Monday, September 9, 2013

Eleh Ezkarah -- Sacrifice and Martyrdom

Yom Kippur, the Day of Atonement, is never an easy day. Fasting, however, is not the real problem. Rather, the day's challenge comes from its demand that we confront deep spiritual, theological, and philosophical issues we would often wish to avoid. We are asked to consider, for example: the tension between sin and forgiveness, the relationship between suffering and redemption, and the emergence of hope out of tragedy. The prayers and readings of Yom Kippur demand that we meditate on these themes as personal challenges, but present them to us in grand images on a mythic scale. The entire day is challenging but, the most challenging hour on Yom Kippur is the one dedicated to the Mussaf service.

It is early afternoon on the Day of Atonement and Mussaf is half over. The hazzan has just completed reading the lengthy poetic retelling of the worship service in the Beit HaMiqdash, the ancient Temple in Jerusalem. In our sacred imagination we left our synagogue and joined our ancestors in that most holy place as we participated spiritually in the worship service conducted by the Cohen Gadol, the High Priest, that carried our prayers for forgiveness and our hopes for a year of blessing to God.

We trembled with awe as the High Priest sent the scapegoat out into the wilderness symbolically carrying away our sins. Reverently we bowed low as the High Priest proclaimed the Holy Name of God as he beseeched the Eternal three times for forgiveness. The ancient sacrifices no longer seemed strange and off putting because we were in another place in another time.

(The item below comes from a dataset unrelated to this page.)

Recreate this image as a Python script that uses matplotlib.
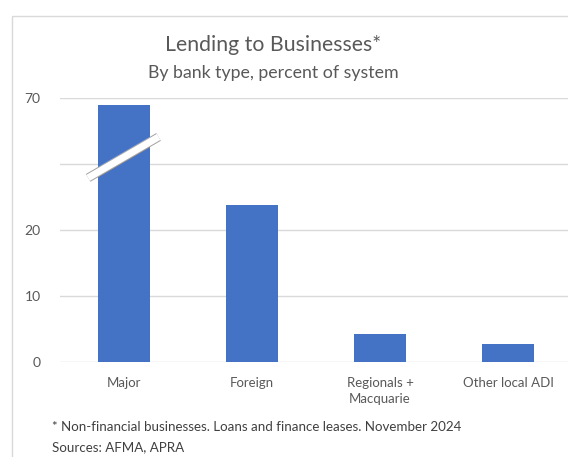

Then our liturgy drew us back into our time and space. It jolted us, once again to face the great spiritual mystery that lies at the heart of the Yom Kippur experience: the tension between our propensity to sin and God's ceaseless offer of forgiveness, our experience of exile and God's promise of redemption. Although our transgressions destroyed the Holy Temple and brought its rituals to an end, the path to open our souls to God's gift of forgiveness and restoration remains unimpeded, particularly on Yom Kippur, the day set aside for prayer and reflection.